O'Neil: Kurt, don't you think that - especially where we're seeing more technicalities, more cases being brought for foot faults - you can take the steps of doing the remediation and updating your practices internally without taking that final step of reporting?

Wolfe: I do. That's happening a lot more, especially if you find is a technical violation. You can fix the problem, and everyone is comfortable with it. The Staff may be annoyed if they learn about it later and you didn't come talk to them. Well, what did you do? We investigated, we figured it out. We rooted out the problem, we fixed it. It's a good story.

O'Neil: I was going to say it's still a good story, and there's so much handwringing about whether to go in and sometimes that's the better course.

Kimpel: There's a huge debate. We could have a whole hour just on that question itself. I've seen situations that have gone well, but to your point Kurt, you got to go in early and you got to be totally open and you're probably firing people. You're going above and beyond to get the kind of special treatment that they promised, because they don't give it to everybody who cooperates. If you come in midstream or they feel like you're not being fully candid, or you came in because you were shamed into it, that doesn't count in terms of cooperation credit.

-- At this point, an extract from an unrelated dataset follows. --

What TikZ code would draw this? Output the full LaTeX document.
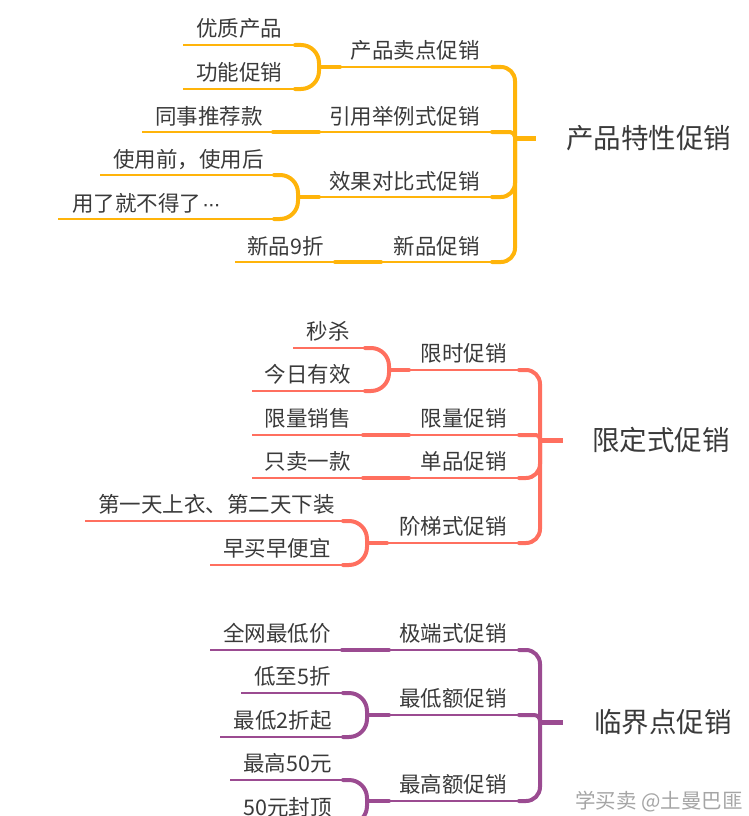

I've seen situations where folks have gone in thinking they were just reporting a foot fault and it metastasized into a vast investigation on some other unrelated issue that took years to resolve. That's the sort of "no good deed goes unpunished" situation where it probably was something they could have just remediated on their own and moved on and no one would've turned it into the situation it became. Lots of different issues you have to consider when that's on the table.

Coordination with DOJ Investigations

O'Neil: I'll just bring us home on coordination between DOJ and the SEC. Again, we saw a lot of cross-agency coordination continue into 2023. Candidly, that sort of coordination wasn't just between DOJ and SEC. It involved other agencies, including people like Homeland Security.

Scott talked a little bit earlier about some of the tools that are in hand, particularly in the insider trading space. We saw the use of data analytics to help identify unusual trading patterns. We saw increased cases between the DOJ and SEC involving friends and family insider trading. We also saw some bundled cases that Kurt talked about earlier, too. All of that resulted in headlines and we'll see more of that to come.

Wolfe: I'm seeing more folks from the criminal side sitting in on meetings and interviews than I did earlier in my career and I'm not sure if that's a bug or a feature of the current enforcement environment, but I am seeing more of our friends with a different kind of badge.

O'Neil: They're just sitting there, though. They just sit.

Kimpel: Just observing.

Jenkins: Thanks Scott, Kurt and Allison, this was a terrific discussion that covered an awful lot of topics. This concludes today's webcast.